I noticed recently that baquets like this 1929 Durant Rugby were starting to show up in the Hemmings Classifieds. I’ve been aware of them for a few years now and it’s exciting they seem to finally be showing up in the U.S. market.
What’s a baquet, you say? Well, it literally means “bucket” or “tub” in a few different romance languages, but the connotation is pretty far from the kinds of cars those words conjure in English. Near as I can determine, the baquet style comes from Argentina (not coincidentally, home of those top-notch Pur Sang replicas of pre-war Bugatti and Alfa Romeo icons) and emulates the kind of rough-and-ready speedster build that was popular there in the 1930s, about the time that Grand Prix legend Juan Manuel Fangio was getting his start in a Model A baquet temporarily built from a borrowed Buenos Aries taxi.

The modern baquets are in exactly that spirit of making something glamorous and romantic out of something decidedly utilitarian. That’s fitting, as the Rugby line was actually the export nameplate for the car known in the U.S. as the Star — a mass-produced, low-priced competitor to the Ford Model T from 1922 to 1927. It never built the kind of volume it needed to go head to head with Ford but was a moderate success most notable for being part of GM-founder Billy Durant’s third (and final) venture into automaking.
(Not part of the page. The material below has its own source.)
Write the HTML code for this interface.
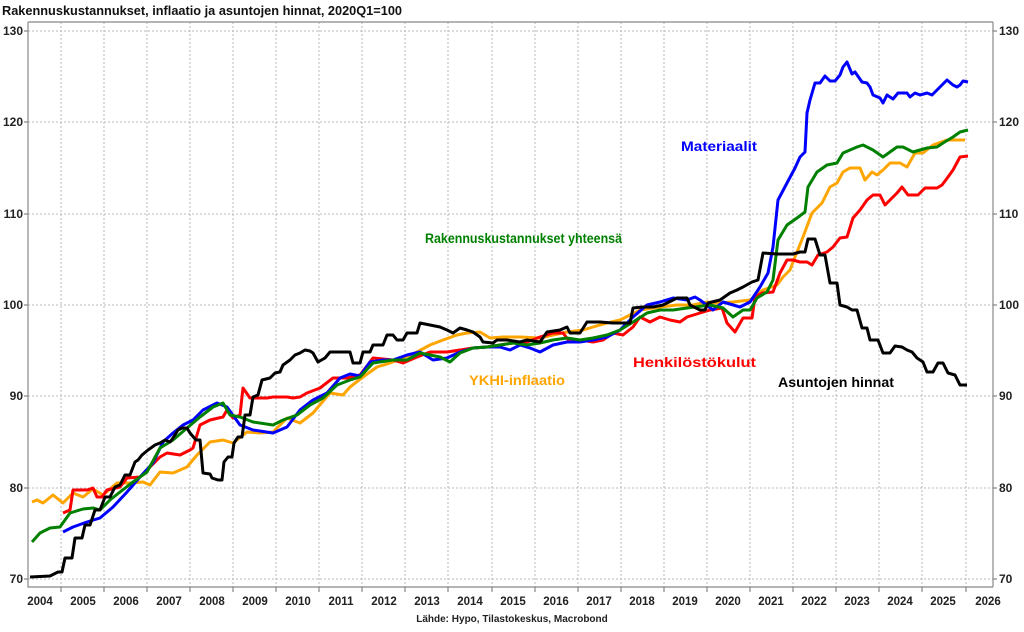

Somebody else owned the Star brand in Great Britain, so suitable “Rugby” radiator badges were worked up and the product went forth under an assumed name. There was a Star Six (and corresponding Rugby Six), starting in 1926, when the Star was advertised as “the world’s lowest-price six,” and it looked a lot like the Four but with a 40-hp flathead six and accompanying longer hood. In the final two years of production, 1928 and 1929, there was no Star to use as a basis, so instead Durant’s Star replacement the Durant 4 was slipped behind the Rugby badge.